Book Review: Run, Brother, Run

Book Type: true crime meets family memoir

Stereotype Alert: Nada 

Cover Art: Hey Ma!  We're in a window!

Bed/Bride/Bludgeon: N/A

Character Score: 6 out of 10 Mr. Micawbers

What's the Story?: David Berg writes a memoir that is half family history, half detailed account of his older brother's murder.

X-Factor: A rose by any other name...




Stereotype Alert: Nope.  This is a very interesting tale of family and murder but there isn't really anything stereotypical about it.

Cover Art: It's a memoir, y'all.  I'm pretty sure they are obligated to use an old family photo on the cover.

Bed/Bride/Bludgeon: I've decided that I only want to do Bed/Bride/Bludgeon in the realm of fictional characters.  Since all the people in this story exist, I'm going to let them be.

Character Score: David Berg may be a lawyer and not an official writer, but he has a wonderful voice.  The way he tells his family's story is quirky and funny despite the murder that you know is coming.

What's the Story?:  
Run, Brother, Run is a true tale of murder and how it affects a family.  The book is written by David Berg, whose older brother was murdered under mysterious circumstances by hit man Charles Harrelson (father of actor Woody Harrelson).  While a good portion of the book deals with the crime, police investigation and the aftermath of the court case surrounding Alan Berg’s murder, much of the story is about the Berg family.  It is a story about memory and how tragic events can alter the way you see the past and the future.


Berg begins with memories from his childhood using wit and honesty to portray life in a very stressful home.  Here is one example:

“That was 1946, the year our father met Dorothy Heinrich in a Kalamazoo diner.  She would one day become his wife, but for now, she was his waitress.  “Dot” was five ten, with the sultriness of Rita Hayworth.  Mom was four ten, with the temperament of Henry VIII- so there you have it.  It wasn’t the first time Mom had caught Dad cheating, but it was the last.  Our parents would scream at each other for what felt like hours.  Alan would cry in bed beside me, and then, to my astonishment, get up and go down the hall to intervene.  Mom would shriek, Get out of here, Mr. Buttinski, this is not your business!  Get back in that bed! “(4).

Berg talks a lot about growing up in the Berg household.  A big part of that time was David and Alan’s father wanting his sons to go to medical school.  Alan took quite a few detours before getting there (including leaving the Navy due to holding a floating crap game) but Alan finally made it into the medical program at the University of Texas.  After a fight with his father, Alan took off instead of registering for classes.  The hopes of having a physician in the Berg family had died yet another death.

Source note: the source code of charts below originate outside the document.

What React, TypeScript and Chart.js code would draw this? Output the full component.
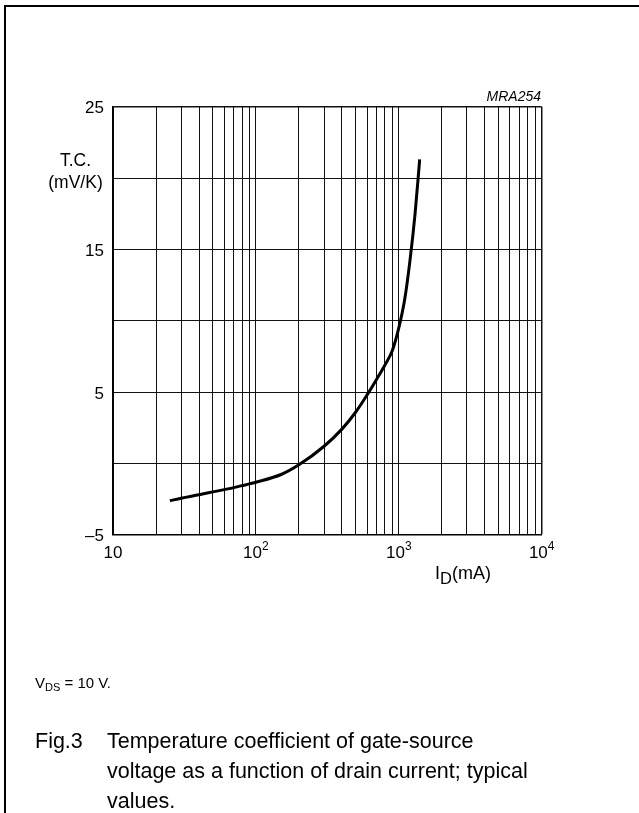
import React, { useEffect, useRef } from "react";
import { Chart, registerables } from "chart.js";

Chart.register(...registerables);

// Drain current (mA) and temperature coefficient (mV/K)
const CURRENT_MA = [25, 30, 40, 50, 60, 70, 80, 90, 100, 150, 200, 300, 400, 500, 600, 700, 800, 900, 1000, 1100, 1200, 1300, 1400];
const TC_MV_PER_K = [-2.62, -2.44, -2.2, -2.0, -1.84, -1.7, -1.56, -1.44, -1.32, -0.78, -0.1, 1.2, 2.4, 3.6, 4.8, 5.9, 6.9, 7.9, 9.5, 11.5, 14.3, 17.5, 21.3];

// Grid / tick values
const X_GRID = [10, 20, 30, 40, 50, 60, 70, 80, 90, 100, 200, 300, 400, 500, 600, 700, 800, 900, 1000, 2000, 3000, 4000, 5000, 6000, 7000, 8000, 9000, 10000];
const X_LABEL_VALUES = [10, 100, 1000, 10000];
const X_LABEL_BASES = ["10", "10", "10", "10"];
const X_LABEL_EXPONENTS = ["", "2", "3", "4"];
const Y_GRID = [-5, 0, 5, 10, 15, 20, 25];
const Y_LABEL_VALUES = [-5, 5, 15, 25];
const Y_LABEL_TEXT = ["\u20135", "5", "15", "25"];

const FONT = '"Liberation Sans", Arial, Helvetica, sans-serif';

const xLabelPlugin = {
  id: "xSuperscriptLabels",
  afterDraw(chart: any) {
    const ctx = chart.ctx;
    const xs = chart.scales.x;
    const bottom = chart.chartArea.bottom;
    ctx.save();
    ctx.fillStyle = "#000";
    ctx.textBaseline = "alphabetic";
    ctx.textAlign = "left";
    X_LABEL_VALUES.forEach((v, i) => {
      const px = xs.getPixelForValue(v);
      const base = X_LABEL_BASES[i];
      const exp = X_LABEL_EXPONENTS[i];
      ctx.font = `17px ${FONT}`;
      const bw = ctx.measureText(base).width;
      ctx.font = `12px ${FONT}`;
      const ew = exp ? ctx.measureText(exp).width : 0;
      const left = px - (bw + ew) / 2;
      ctx.font = `17px ${FONT}`;
      ctx.fillText(base, left, bottom + 23.5);
      if (exp) {
        ctx.font = `12px ${FONT}`;
        ctx.fillText(exp, left + bw, bottom + 15.5);
      }
    });
    ctx.restore();
  },
};

export default function App() {
  const canvasRef = useRef<HTMLCanvasElement | null>(null);

  useEffect(() => {
    if (!canvasRef.current) return;
    const points = CURRENT_MA.map((x, i) => ({ x, y: TC_MV_PER_K[i] }));
    const chart = new Chart(canvasRef.current, {
      type: "scatter",
      data: {
        datasets: [
          {
            data: points,
            showLine: true,
            borderColor: "#000",
            backgroundColor: "#000",
            borderWidth: 3,
            pointRadius: 0,
            cubicInterpolationMode: "monotone",
          } as any,
        ],
      },
      options: {
        responsive: false,
        animation: false,
        events: [],
        layout: { padding: { left: 0, top: 106.7, right: 97.3, bottom: 178.3 } },
        plugins: {
          legend: { display: false },
          tooltip: { enabled: false },
          title: { display: false },
        },
        scales: {
          x: {
            type: "logarithmic",
            min: 10,
            max: 10000,
            afterBuildTicks: (scale: any) => {
              scale.ticks = X_GRID.map((v) => ({ value: v }));
            },
            afterFit: (scale: any) => {
              scale.height = 100;
            },
            ticks: { display: false },
            grid: {
              color: "#111",
              lineWidth: (c: any) => (c.tick && c.tick.value === 10000 ? 1.5 : 1),
              drawTicks: false,
            },
            border: { display: true, color: "#000", width: 1.5 },
          },
          y: {
            type: "linear",
            min: -5,
            max: 25,
            afterBuildTicks: (scale: any) => {
              scale.ticks = Y_GRID.map((v) => ({ value: v }));
            },
            afterFit: (scale: any) => {
              scale.width = 113;
            },
            ticks: {
              padding: 9,
              labelOffset: 2,
              color: "#000",
              font: { family: FONT, size: 17 },
              callback: (value: any) => {
                const idx = Y_LABEL_VALUES.indexOf(Number(value));
                return idx >= 0 ? Y_LABEL_TEXT[idx] : "";
              },
            },
            grid: {
              color: "#111",
              lineWidth: (c: any) => (c.tick && c.tick.value === 25 ? 1.5 : 1),
              drawTicks: false,
            },
            border: { display: true, color: "#000", width: 1.5 },
          },
        },
      },
      plugins: [xLabelPlugin],
    } as any);
    return () => chart.destroy();
  }, []);

  return (
    <div
      style={{
        position: "absolute",
        left: 0,
        top: 0,
        width: 639,
        height: 813,
        background: "#fff",
        overflow: "hidden",
        fontFamily: FONT,
        color: "#000",
      }}
    >
      <div
        style={{
          position: "absolute",
          left: 4,
          top: 5,
          width: 640,
          height: 820,
          borderTop: "2px solid #000",
          borderLeft: "2px solid #000",
        }}
      />
      <canvas ref={canvasRef} width={639} height={813} style={{ position: "absolute", left: 0, top: 0 }} />
      <div
        style={{
          position: "absolute",
          right: 98,
          top: 88,
          fontSize: 14,
          lineHeight: "17px",
          fontStyle: "italic",
        }}
      >
        MRA254
      </div>
      <div
        style={{
          position: "absolute",
          left: 25,
          width: 101,
          top: 149,
          fontSize: 17.5,
          lineHeight: "22px",
          textAlign: "center",
        }}
      >
        T.C.
        <br />
        (mV/K)
      </div>
      <div style={{ position: "absolute", left: 435, top: 562, fontSize: 18, lineHeight: "22px", whiteSpace: "nowrap" }}>
        I<span style={{ position: "relative", top: 5, fontSize: 16.5 }}>D</span>(mA)
      </div>
      <div style={{ position: "absolute", left: 35, top: 673, fontSize: 15, lineHeight: "20px", whiteSpace: "nowrap" }}>
        V<span style={{ position: "relative", top: 3, fontSize: 11 }}>DS</span> = 10 V.
      </div>
      <div style={{ position: "absolute", left: 35, top: 726, width: 590, fontSize: 21.5, lineHeight: "30px" }}>
        <span style={{ position: "absolute", left: 0, top: 0 }}>Fig.3</span>
        <div style={{ marginLeft: 72 }}>
          Temperature coefficient of gate-source
          <br />
          voltage as a function of drain current; typical
          <br />
          values.
        </div>
      </div>
    </div>
  );
}
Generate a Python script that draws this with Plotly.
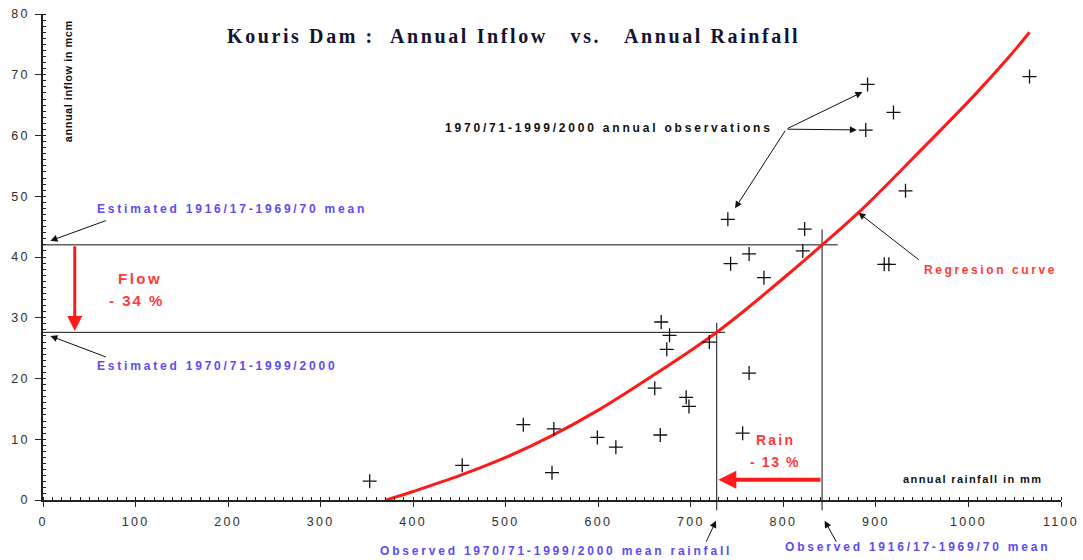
import plotly.graph_objects as go

# ---------------- data ----------------
rain_obs = [353, 453, 519, 552, 550, 599, 619, 668, 677, 674, 720, 763, 661, 695, 698,
            667, 756, 740, 823, 821, 763, 743, 779, 909, 914, 891, 919, 889, 932, 1066]
inflow_obs = [3.1, 5.7, 12.4, 11.7, 4.5, 10.3, 8.7, 29.3, 27.1, 24.8, 26.0, 20.9, 18.4, 16.9, 15.4,
              10.7, 11.0, 46.2, 44.6, 41.0, 40.5, 38.9, 36.6, 38.8, 38.8, 68.4, 63.8, 60.9, 50.9, 69.7]

curve_rain = [371, 400, 450, 500, 550, 600, 650, 700, 728, 750, 800, 842, 886, 950, 1005, 1043, 1066]
curve_inflow = [0, 1.4, 4.0, 7.0, 10.6, 14.8, 19.6, 24.6, 27.6, 30.2, 36.5, 42.0, 48.0, 57.8, 66.4, 72.8, 77.0]

rain_mean_old = 841.8    # observed 1916/17-1969/70 mean rainfall
rain_mean_new = 728.0    # observed 1970/71-1999/2000 mean rainfall
flow_mean_old = 42.0     # estimated 1916/17-1969/70 mean inflow
flow_mean_new = 27.6     # estimated 1970/71-1999/2000 mean inflow

x_tickvals = [0, 100, 200, 300, 400, 500, 600, 700, 800, 900, 1000, 1100]
x_ticklabels = ["0", "100", "200", "300", "400", "500", "600", "700", "800", "900", "1000", "1100"]
y_tickvals = [0, 10, 20, 30, 40, 50, 60, 70, 80]
y_ticklabels = ["0", "10", "20", "30", "40", "50", "60", "70", "80"]

X_MAX = 1100
Y_MAX = 80

# ---------------- styling helpers ----------------
BLUE = "#5b4cf5"
RED = "#ff3a3a"
SANS = "Liberation Sans, Arial, sans-serif"
SERIF = "Liberation Serif, Times New Roman, serif"


def sp(text, ls):
    return "<span style='letter-spacing:%spx'>%s</span>" % (ls, text)


fig = go.Figure()

fig.add_trace(go.Scatter(
    x=curve_rain, y=curve_inflow, mode="lines",
    line=dict(color="#ff1a1a", width=3, shape="spline", smoothing=1.0),
    hoverinfo="skip"))

fig.add_trace(go.Scatter(
    x=rain_obs, y=inflow_obs, mode="markers",
    marker=dict(symbol="cross-thin", size=10, line=dict(color="#111111", width=1.3)),
    hoverinfo="skip"))

# ---------------- reference lines ----------------
line_style = dict(color="#111111", width=1)
shapes = [
    dict(type="line", xref="x", yref="y", x0=0, x1=858.8, y0=flow_mean_old, y1=flow_mean_old,
         line=line_style, layer="below"),
    dict(type="line", xref="x", yref="y", x0=0, x1=737, y0=flow_mean_new, y1=flow_mean_new,
         line=line_style, layer="below"),
    dict(type="line", xref="x", yref="paper", x0=rain_mean_old, x1=rain_mean_old,
         y0=-0.021, y1=44.55 / Y_MAX, line=line_style, layer="below"),
    dict(type="line", xref="x", yref="paper", x0=rain_mean_new, x1=rain_mean_new,
         y0=-0.021, y1=29.15 / Y_MAX, line=line_style, layer="below"),
]

annotations = []


def text_ann(x, y, text, color, size, ls, xanchor="center", xref="x", yref="y", angle=0,
             family=SANS, weight="bold"):
    annotations.append(dict(
        x=x, y=y, xref=xref, yref=yref, text=sp(text, ls), showarrow=False,
        xanchor=xanchor, yanchor="middle", textangle=angle,
        font=dict(family=family, size=size, color=color, weight=weight)))


def arrow(x, y, ax, ay, color="#111111", width=1, head=2, size=1.4, axref="x", ayref="y",
          xref="x", yref="y"):
    annotations.append(dict(
        x=x, y=y, ax=ax, ay=ay, xref=xref, yref=yref, axref=axref, ayref=ayref,
        text="", showarrow=True, arrowhead=head, arrowsize=size, arrowwidth=width,
        arrowcolor=color, standoff=0, startstandoff=0))


# title
annotations.append(dict(
    x=0.4619, y=0.9553, xref="paper", yref="paper", showarrow=False,
    xanchor="center", yanchor="middle",
    text=sp("Kouris Dam :\u00a0\u00a0Annual Inflow\u00a0\u00a0\u00a0vs.\u00a0\u00a0\u00a0Annual Rainfall", 2.6),
    font=dict(family=SERIF, size=20, color="#141432", weight="bold")))

# axis titles
text_ann(27.8, 68.9, "annual inflow in mcm", "#111111", 11, 0.5, angle=-90)
text_ann(1004.5, 3.38, "annual rainfall in mm", "#111111", 11, 1.4)

# observations label + arrows
text_ann(791, 61.25, "1970/71-1999/2000 annual observations", "#111111", 12, 2.8, xanchor="right")
arrow(885.4, 67.14, 803.0, 61.04)
arrow(879.4, 60.92, 803.0, 61.04)
arrow(747.8, 48.01, 803.0, 61.04)

# regression label
text_ann(1023.8, 37.84, "Regresion curve", RED, 12, 2.6)
arrow(881.1, 47.29, 947.8, 39.37)

# estimated means
text_ann(56.6, 47.9, "Estimated 1916/17-1969/70 mean", BLUE, 12, 2.8, xanchor="left")
arrow(8.0, 42.67, 69.6, 46.08)
text_ann(56.6, 22.0, "Estimated 1970/71-1999/2000", BLUE, 12, 2.8, xanchor="left")
arrow(8.0, 27.0, 69.6, 23.45)

# flow change
arrow(34.3, flow_mean_new + 0.2, 34.3, flow_mean_old, color="#ff1a1a", width=3, head=2, size=1.0)
text_ann(104.5, 36.47, "Flow", RED, 15, 2.5)
text_ann(101.0, 32.9, "- 34 %", RED, 15, 2.0)

# rain change
arrow(rain_mean_new + 1.7, 3.33, rain_mean_old, 3.33, color="#ff1a1a", width=4, head=2, size=0.9)
text_ann(791.1, 9.81, "Rain", RED, 14, 2.2)
text_ann(791.1, 6.23, "- 13 %", RED, 14, 1.6)

# observed means below axis
arrow(rain_mean_new - 0.8, -0.0427, -10.5, 22.5, xref="x", yref="paper", axref="pixel", ayref="pixel", size=1.4)
arrow(rain_mean_old + 2.8, -0.0427, 12.5, 22.5, xref="x", yref="paper", axref="pixel", ayref="pixel", size=1.4)
text_ann(554.3, -0.104, "Observed 1970/71-1999/2000 mean rainfall", BLUE, 12, 2.8, yref="paper")
text_ann(944.6, -0.0973, "Observed 1916/17-1969/70 mean", BLUE, 12, 2.8, yref="paper")

tickfont = dict(family=SANS, size=12.5, color="#2e2e2e")

fig.update_layout(
    width=1083, height=560,
    margin=dict(l=43, r=22, t=14, b=60),
    plot_bgcolor="white", paper_bgcolor="white",
    showlegend=False,
    shapes=shapes,
    annotations=annotations,
    xaxis=dict(
        range=[0, X_MAX], showgrid=False, zeroline=False, automargin=False,
        showline=True, linecolor="#222222", linewidth=1.5,
        ticks="outside", ticklen=5, tickwidth=1.3, tickcolor="#222222",
        tickmode="array", tickvals=x_tickvals,
        ticktext=[sp(t, 2.3) for t in x_ticklabels],
        tickfont=tickfont, ticklabelstandoff=4,
        minor=dict(ticks="inside", ticklen=3, dtick=10, tick0=0, tickcolor="#222222", tickwidth=1),
    ),
    yaxis=dict(
        range=[0, Y_MAX], showgrid=False, zeroline=False, automargin=False,
        showline=True, linecolor="#222222", linewidth=1.5,
        ticks="outside", ticklen=6, tickwidth=1.3, tickcolor="#222222",
        tickmode="array", tickvals=y_tickvals,
        ticktext=[sp(t, 2.3) for t in y_ticklabels],
        tickfont=tickfont, ticklabelstandoff=3,
        minor=dict(ticks="inside", ticklen=3, dtick=1, tick0=0, tickcolor="#222222", tickwidth=1),
    ),
)

fig.write_html("out.html")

David becomes a lawyer much to his father’s dismay.  When Alan disappears in May of 1968, David admits to being busy starting his new career.  But it is clear that certain things don’t add up.  Alan had been involved in gambling, but he was also very in love with his wife who was then pregnant with their third child.  The police refused to start an investigation, insisting that Alan must have just taken off.  But David and his father knew different.  They began hunting for leads which took them down a whirlwind of different paths, most of which involved paying a fee of some kind.  When Alan’s body was finally found six months later, questions surrounding Charles Harrelson and a business associate of Alan and David’s father swirled in earnest. 

There isn’t a happy ending to this tale.  There is not justice for the dead, and none for the surviving family.  David Berg tries his best to use his knowledge of law to lay out the facts surrounding his brother’s murder and subsequent trial.  It is a stark tale of true crime in America in the 1960s.

X-Factor: A rose by any other name...

Full disclosure: the only reason I picked up this book was because I'd heard that the brother was murdered by Woody Harrelson's dad.  Then I read the inside cover, and was like "Woody Harrelson's father was a notorious hit man???? I must read this!"  To be honest, I'd like to know more about Charles Harrelson and how he fell into the life that he lived.  But knowing that Harrelson was never convicted of murdering Alan Berg made him into even more of a low-life than I'd originally thought.  Again, the star power isn't the factor I thought it would be, but it was still an honest, even funny memoir.